* START *

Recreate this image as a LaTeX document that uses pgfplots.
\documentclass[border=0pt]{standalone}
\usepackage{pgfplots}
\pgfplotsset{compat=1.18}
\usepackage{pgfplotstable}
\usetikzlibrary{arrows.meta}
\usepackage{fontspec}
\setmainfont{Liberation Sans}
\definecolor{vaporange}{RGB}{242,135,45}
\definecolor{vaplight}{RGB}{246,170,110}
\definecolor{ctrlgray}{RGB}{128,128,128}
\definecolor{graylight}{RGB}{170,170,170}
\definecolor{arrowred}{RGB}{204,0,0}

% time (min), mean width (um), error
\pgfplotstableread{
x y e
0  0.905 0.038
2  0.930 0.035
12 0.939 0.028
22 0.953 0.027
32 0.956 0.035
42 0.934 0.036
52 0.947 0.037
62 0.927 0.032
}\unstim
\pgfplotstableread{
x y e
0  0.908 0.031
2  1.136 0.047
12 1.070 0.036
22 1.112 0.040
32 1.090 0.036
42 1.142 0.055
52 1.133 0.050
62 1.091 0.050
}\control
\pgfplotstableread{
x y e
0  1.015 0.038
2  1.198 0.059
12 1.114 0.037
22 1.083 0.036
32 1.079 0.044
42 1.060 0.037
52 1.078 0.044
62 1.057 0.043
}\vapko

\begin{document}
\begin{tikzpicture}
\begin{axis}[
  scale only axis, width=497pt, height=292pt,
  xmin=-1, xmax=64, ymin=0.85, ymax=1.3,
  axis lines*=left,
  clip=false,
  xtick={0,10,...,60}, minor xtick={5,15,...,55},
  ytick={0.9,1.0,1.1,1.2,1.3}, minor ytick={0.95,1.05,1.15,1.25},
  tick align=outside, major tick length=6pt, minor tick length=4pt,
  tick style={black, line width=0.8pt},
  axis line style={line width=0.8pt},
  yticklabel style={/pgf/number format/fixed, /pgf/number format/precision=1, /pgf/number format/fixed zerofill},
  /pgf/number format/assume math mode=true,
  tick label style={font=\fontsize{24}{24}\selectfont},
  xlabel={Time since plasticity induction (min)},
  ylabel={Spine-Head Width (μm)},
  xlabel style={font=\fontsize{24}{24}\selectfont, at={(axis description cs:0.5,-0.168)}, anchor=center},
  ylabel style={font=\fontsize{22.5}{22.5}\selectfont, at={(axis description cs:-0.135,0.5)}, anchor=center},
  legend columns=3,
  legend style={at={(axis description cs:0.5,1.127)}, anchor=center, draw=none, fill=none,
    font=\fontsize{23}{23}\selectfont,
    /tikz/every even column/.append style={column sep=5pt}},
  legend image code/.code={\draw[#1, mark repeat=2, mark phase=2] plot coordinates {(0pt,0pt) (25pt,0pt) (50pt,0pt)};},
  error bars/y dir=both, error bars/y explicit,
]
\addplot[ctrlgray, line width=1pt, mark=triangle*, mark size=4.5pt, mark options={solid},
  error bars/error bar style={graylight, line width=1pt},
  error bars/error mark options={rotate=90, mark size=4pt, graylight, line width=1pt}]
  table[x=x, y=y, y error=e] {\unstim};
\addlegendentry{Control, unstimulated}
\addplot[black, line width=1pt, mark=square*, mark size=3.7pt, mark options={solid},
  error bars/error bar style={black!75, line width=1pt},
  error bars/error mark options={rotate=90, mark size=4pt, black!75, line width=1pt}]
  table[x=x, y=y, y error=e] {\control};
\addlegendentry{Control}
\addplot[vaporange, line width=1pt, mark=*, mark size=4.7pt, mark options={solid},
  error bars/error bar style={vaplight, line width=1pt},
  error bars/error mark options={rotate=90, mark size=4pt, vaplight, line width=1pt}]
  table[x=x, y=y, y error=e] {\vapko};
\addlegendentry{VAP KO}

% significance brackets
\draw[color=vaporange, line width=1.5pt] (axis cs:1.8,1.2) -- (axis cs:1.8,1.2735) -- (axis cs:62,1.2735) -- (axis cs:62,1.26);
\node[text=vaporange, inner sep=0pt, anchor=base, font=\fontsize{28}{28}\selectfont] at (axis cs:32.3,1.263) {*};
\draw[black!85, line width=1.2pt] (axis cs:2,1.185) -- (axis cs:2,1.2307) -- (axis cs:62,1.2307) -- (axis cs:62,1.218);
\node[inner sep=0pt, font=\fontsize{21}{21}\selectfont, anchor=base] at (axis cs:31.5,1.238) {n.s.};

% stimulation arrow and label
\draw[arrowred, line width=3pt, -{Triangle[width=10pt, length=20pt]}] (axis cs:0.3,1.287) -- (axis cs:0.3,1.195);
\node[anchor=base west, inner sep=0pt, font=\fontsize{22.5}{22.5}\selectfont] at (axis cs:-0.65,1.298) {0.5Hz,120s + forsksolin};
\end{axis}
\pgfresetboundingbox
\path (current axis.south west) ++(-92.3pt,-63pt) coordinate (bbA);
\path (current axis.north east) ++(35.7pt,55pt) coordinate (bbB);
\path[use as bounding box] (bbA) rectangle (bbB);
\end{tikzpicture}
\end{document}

* END *
* START *

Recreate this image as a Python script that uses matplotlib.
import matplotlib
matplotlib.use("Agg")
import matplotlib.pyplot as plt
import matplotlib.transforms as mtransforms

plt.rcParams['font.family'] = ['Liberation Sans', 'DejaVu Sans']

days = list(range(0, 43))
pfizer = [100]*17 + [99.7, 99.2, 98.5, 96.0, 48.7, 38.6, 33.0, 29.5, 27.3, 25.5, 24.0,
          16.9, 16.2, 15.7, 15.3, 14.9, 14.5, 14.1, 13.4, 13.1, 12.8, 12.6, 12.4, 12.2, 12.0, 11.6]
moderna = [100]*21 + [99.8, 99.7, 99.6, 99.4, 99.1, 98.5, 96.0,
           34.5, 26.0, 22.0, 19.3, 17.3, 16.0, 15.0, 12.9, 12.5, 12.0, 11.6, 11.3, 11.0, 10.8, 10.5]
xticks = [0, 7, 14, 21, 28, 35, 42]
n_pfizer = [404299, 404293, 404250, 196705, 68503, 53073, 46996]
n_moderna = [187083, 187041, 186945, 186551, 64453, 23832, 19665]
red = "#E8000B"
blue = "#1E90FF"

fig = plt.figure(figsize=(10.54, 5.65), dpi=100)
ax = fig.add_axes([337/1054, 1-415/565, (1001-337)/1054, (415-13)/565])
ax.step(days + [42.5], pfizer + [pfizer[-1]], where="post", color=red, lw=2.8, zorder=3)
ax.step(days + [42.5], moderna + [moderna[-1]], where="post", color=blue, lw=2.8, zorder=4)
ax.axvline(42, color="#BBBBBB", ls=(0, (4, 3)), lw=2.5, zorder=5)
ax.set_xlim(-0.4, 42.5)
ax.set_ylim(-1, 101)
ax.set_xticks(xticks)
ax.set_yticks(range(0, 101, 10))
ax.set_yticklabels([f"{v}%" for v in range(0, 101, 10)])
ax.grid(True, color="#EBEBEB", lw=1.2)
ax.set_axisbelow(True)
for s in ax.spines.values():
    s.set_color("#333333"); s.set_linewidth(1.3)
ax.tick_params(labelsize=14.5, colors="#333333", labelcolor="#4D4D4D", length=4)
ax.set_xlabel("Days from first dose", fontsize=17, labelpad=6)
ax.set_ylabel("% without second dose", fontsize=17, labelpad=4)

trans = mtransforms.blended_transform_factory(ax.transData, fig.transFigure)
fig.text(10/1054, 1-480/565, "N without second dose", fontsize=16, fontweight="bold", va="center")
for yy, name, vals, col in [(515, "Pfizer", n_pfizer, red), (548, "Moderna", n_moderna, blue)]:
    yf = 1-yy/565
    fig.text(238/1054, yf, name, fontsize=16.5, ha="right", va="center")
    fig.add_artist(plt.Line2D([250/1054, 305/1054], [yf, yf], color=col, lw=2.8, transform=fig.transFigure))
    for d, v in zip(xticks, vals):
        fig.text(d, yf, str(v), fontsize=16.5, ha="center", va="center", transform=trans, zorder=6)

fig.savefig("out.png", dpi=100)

* END *
* START *

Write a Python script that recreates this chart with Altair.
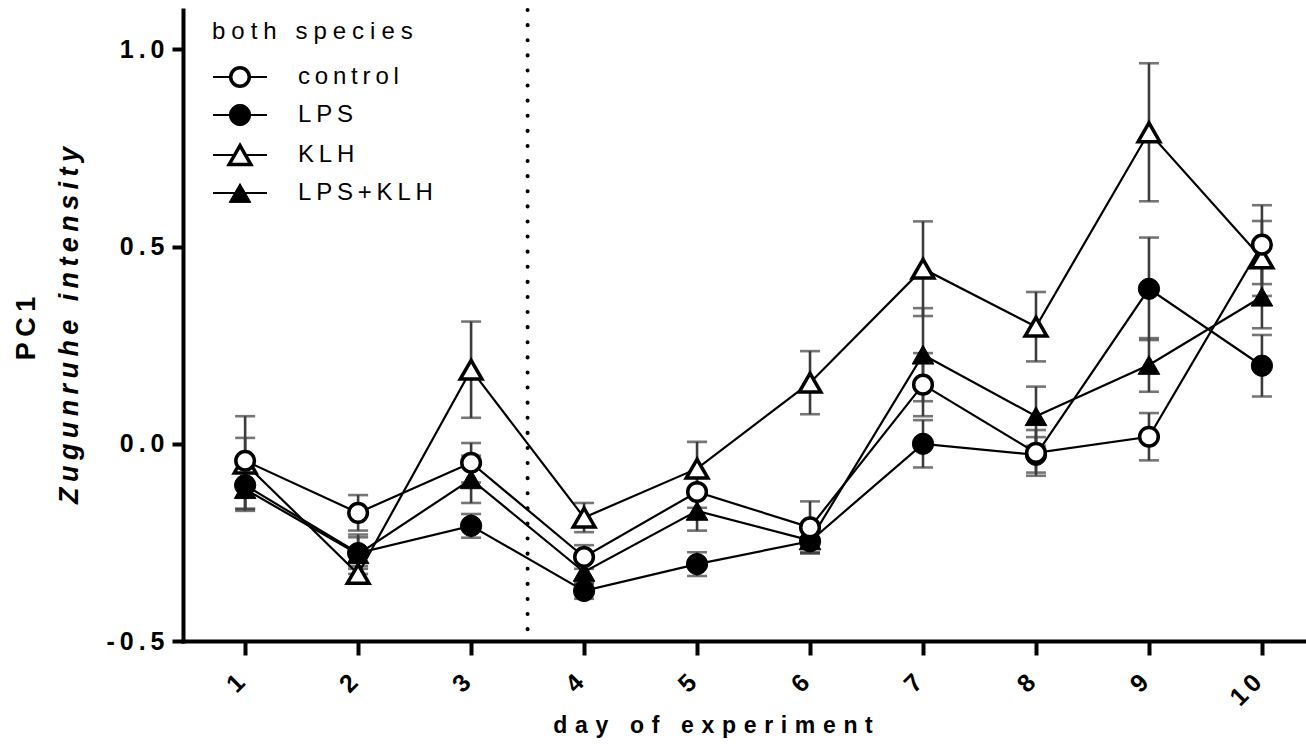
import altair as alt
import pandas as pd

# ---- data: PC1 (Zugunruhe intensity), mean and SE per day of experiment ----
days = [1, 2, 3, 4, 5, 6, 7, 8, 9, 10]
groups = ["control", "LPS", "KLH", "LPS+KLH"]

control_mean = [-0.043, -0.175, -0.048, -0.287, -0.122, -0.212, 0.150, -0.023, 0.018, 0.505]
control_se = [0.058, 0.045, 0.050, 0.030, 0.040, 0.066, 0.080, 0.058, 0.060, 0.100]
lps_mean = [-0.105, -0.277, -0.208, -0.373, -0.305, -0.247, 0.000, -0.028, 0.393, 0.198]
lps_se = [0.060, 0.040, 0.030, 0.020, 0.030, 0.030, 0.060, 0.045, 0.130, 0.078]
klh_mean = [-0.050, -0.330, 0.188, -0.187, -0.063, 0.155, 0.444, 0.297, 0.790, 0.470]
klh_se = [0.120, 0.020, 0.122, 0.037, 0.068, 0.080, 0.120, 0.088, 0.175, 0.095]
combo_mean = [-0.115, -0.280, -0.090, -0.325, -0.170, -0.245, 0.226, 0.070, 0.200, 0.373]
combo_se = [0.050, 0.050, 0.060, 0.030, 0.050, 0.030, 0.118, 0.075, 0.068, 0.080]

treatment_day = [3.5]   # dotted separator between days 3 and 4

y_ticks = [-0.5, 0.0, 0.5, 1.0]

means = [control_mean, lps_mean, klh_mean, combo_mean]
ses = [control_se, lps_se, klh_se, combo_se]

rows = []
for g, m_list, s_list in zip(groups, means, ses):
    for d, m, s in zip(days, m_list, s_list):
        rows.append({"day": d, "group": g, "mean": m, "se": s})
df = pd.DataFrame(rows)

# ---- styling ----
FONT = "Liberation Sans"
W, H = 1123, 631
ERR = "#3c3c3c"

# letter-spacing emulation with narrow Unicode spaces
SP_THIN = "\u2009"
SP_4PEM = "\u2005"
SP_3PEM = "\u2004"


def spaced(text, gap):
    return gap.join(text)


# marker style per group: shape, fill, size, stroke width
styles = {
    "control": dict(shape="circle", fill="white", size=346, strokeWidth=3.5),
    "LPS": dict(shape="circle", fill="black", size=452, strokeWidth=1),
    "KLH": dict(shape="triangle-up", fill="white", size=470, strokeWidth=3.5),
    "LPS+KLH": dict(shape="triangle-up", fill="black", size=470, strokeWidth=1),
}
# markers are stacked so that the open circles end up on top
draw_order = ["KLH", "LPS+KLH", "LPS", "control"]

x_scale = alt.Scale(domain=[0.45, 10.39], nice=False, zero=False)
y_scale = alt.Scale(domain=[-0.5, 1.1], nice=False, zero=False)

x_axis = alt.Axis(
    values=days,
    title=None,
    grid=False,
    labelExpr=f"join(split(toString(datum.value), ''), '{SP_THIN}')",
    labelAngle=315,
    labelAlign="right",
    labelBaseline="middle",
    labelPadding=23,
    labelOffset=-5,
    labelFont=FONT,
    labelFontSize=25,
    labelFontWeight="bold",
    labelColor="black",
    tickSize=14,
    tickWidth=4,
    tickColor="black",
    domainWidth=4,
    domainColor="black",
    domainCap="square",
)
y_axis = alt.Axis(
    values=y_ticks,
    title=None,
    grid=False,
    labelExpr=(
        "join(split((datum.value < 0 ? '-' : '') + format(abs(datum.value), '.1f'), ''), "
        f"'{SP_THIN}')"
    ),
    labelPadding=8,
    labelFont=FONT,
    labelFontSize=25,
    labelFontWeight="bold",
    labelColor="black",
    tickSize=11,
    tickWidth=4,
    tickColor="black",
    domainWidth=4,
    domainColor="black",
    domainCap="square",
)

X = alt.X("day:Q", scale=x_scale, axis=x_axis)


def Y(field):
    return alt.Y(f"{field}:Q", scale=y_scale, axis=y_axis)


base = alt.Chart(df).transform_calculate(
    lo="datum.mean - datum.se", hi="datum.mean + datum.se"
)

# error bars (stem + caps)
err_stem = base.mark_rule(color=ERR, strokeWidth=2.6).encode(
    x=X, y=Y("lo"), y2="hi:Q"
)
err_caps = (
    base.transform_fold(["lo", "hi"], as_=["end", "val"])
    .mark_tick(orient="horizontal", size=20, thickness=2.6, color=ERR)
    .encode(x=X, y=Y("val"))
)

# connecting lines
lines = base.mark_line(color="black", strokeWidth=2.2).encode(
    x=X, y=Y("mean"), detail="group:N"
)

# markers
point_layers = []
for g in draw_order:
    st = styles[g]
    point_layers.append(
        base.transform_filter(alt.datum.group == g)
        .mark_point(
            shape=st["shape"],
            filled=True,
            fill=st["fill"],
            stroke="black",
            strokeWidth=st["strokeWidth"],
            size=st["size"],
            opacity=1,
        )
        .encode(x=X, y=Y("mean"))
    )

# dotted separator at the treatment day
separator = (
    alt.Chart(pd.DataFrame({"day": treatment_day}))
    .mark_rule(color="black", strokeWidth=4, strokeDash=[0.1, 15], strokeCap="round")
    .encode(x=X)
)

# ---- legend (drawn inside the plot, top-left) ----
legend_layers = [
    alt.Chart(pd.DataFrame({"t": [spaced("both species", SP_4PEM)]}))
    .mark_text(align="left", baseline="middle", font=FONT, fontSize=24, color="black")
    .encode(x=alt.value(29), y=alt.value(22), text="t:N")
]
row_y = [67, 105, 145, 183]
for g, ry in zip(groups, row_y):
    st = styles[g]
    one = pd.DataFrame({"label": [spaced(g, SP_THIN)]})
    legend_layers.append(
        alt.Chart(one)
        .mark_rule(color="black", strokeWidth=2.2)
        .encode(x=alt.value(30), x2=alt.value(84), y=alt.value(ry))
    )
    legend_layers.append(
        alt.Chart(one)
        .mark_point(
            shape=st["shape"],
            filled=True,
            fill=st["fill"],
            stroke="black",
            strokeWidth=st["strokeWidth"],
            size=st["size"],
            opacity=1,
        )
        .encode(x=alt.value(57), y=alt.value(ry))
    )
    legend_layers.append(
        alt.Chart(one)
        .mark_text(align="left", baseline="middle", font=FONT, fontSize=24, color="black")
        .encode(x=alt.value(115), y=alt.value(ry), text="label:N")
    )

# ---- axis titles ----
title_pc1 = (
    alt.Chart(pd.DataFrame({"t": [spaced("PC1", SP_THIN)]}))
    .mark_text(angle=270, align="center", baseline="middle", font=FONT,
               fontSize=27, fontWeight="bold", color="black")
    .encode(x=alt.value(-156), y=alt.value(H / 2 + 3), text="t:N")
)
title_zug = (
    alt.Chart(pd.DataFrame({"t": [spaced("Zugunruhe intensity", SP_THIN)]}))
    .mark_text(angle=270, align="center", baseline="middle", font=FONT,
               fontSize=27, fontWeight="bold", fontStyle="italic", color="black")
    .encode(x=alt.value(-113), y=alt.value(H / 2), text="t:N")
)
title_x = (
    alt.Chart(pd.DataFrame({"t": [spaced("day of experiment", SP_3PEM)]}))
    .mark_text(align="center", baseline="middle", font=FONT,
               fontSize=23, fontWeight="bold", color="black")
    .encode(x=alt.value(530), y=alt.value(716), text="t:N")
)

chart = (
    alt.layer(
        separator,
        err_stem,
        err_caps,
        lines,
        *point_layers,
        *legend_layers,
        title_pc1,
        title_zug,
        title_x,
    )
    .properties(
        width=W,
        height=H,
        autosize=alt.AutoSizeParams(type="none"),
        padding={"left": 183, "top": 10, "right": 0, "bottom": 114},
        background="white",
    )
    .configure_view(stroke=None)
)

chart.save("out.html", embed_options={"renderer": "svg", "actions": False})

* END *

## WHAT YOU HAVE TO DO
Repeat, word for word, the lines of the material above from the one holding "Write a Python" through the one holding "ses = [control_se, lps_se, klh_se, combo_se]". Leave out pictures.

## SOLVED PROBLEM
Write a Python script that recreates this chart with Altair.
import altair as alt
import pandas as pd

# ---- data: PC1 (Zugunruhe intensity), mean and SE per day of experiment ----
days = [1, 2, 3, 4, 5, 6, 7, 8, 9, 10]
groups = ["control", "LPS", "KLH", "LPS+KLH"]

control_mean = [-0.043, -0.175, -0.048, -0.287, -0.122, -0.212, 0.150, -0.023, 0.018, 0.505]
control_se = [0.058, 0.045, 0.050, 0.030, 0.040, 0.066, 0.080, 0.058, 0.060, 0.100]
lps_mean = [-0.105, -0.277, -0.208, -0.373, -0.305, -0.247, 0.000, -0.028, 0.393, 0.198]
lps_se = [0.060, 0.040, 0.030, 0.020, 0.030, 0.030, 0.060, 0.045, 0.130, 0.078]
klh_mean = [-0.050, -0.330, 0.188, -0.187, -0.063, 0.155, 0.444, 0.297, 0.790, 0.470]
klh_se = [0.120, 0.020, 0.122, 0.037, 0.068, 0.080, 0.120, 0.088, 0.175, 0.095]
combo_mean = [-0.115, -0.280, -0.090, -0.325, -0.170, -0.245, 0.226, 0.070, 0.200, 0.373]
combo_se = [0.050, 0.050, 0.060, 0.030, 0.050, 0.030, 0.118, 0.075, 0.068, 0.080]

treatment_day = [3.5]   # dotted separator between days 3 and 4

y_ticks = [-0.5, 0.0, 0.5, 1.0]

means = [control_mean, lps_mean, klh_mean, combo_mean]
ses = [control_se, lps_se, klh_se, combo_se]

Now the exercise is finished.